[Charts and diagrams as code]
____________
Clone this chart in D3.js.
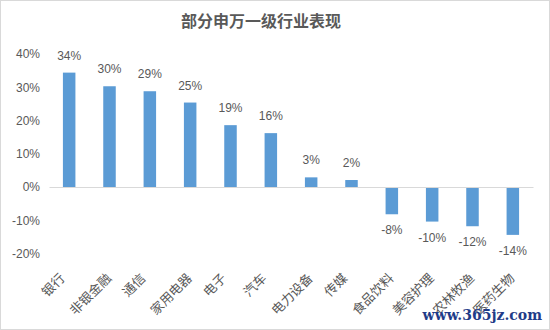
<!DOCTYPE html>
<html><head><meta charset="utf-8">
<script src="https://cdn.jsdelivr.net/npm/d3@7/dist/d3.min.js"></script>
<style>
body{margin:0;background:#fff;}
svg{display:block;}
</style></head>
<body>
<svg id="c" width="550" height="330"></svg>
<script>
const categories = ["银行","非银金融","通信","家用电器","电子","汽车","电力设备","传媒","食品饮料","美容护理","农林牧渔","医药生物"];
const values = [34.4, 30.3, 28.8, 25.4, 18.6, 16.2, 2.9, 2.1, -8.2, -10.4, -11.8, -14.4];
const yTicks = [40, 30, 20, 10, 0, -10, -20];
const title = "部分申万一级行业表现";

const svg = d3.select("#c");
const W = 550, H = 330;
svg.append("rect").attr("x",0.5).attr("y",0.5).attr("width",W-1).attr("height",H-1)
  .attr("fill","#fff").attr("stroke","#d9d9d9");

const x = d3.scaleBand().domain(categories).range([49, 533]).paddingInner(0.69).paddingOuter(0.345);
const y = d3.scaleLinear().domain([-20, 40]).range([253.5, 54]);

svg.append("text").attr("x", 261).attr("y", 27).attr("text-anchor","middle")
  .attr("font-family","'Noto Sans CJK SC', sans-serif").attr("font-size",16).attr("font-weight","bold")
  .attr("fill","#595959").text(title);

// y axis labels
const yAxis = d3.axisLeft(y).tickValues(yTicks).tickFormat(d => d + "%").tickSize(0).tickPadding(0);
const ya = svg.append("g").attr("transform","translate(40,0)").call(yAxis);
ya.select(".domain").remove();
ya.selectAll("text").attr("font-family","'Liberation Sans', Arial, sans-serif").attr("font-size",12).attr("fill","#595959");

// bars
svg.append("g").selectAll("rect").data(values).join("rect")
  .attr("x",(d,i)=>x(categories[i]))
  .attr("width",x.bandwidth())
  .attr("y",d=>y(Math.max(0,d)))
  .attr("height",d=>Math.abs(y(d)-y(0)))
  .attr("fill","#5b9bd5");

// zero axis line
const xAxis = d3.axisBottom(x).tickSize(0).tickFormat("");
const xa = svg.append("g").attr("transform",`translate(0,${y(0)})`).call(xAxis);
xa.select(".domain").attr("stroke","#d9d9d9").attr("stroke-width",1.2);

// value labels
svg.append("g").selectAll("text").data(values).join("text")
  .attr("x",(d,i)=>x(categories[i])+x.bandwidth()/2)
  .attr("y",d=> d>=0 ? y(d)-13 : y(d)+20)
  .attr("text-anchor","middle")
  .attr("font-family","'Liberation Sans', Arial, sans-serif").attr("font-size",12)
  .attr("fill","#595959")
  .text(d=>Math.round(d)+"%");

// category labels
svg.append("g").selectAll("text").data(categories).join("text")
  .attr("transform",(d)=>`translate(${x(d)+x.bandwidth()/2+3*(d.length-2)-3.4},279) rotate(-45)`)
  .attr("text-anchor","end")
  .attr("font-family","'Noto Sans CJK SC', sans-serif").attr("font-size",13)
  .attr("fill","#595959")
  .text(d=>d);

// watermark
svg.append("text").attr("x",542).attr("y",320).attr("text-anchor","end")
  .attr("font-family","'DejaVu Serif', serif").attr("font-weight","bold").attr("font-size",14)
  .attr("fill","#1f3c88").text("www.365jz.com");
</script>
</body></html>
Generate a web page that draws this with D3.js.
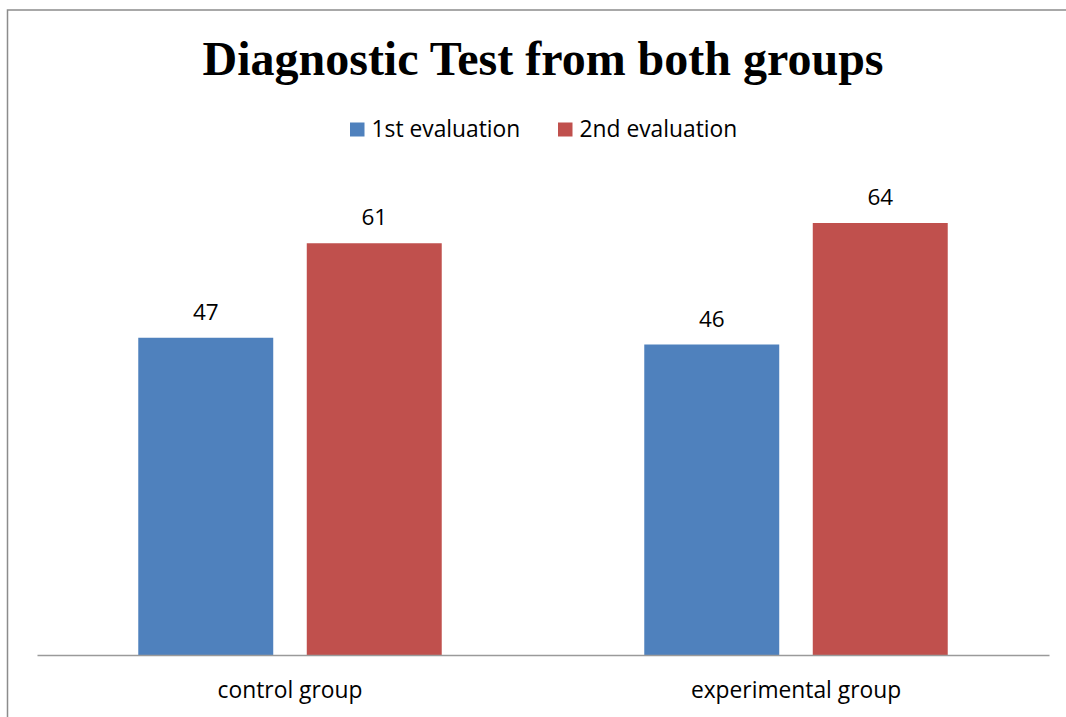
____________
- [Requirements]: Each line that holds the word "this" is to be copied.

- [Expected answer]:
Clone this chart in D3.js.
Generate a web page that draws this with D3.js.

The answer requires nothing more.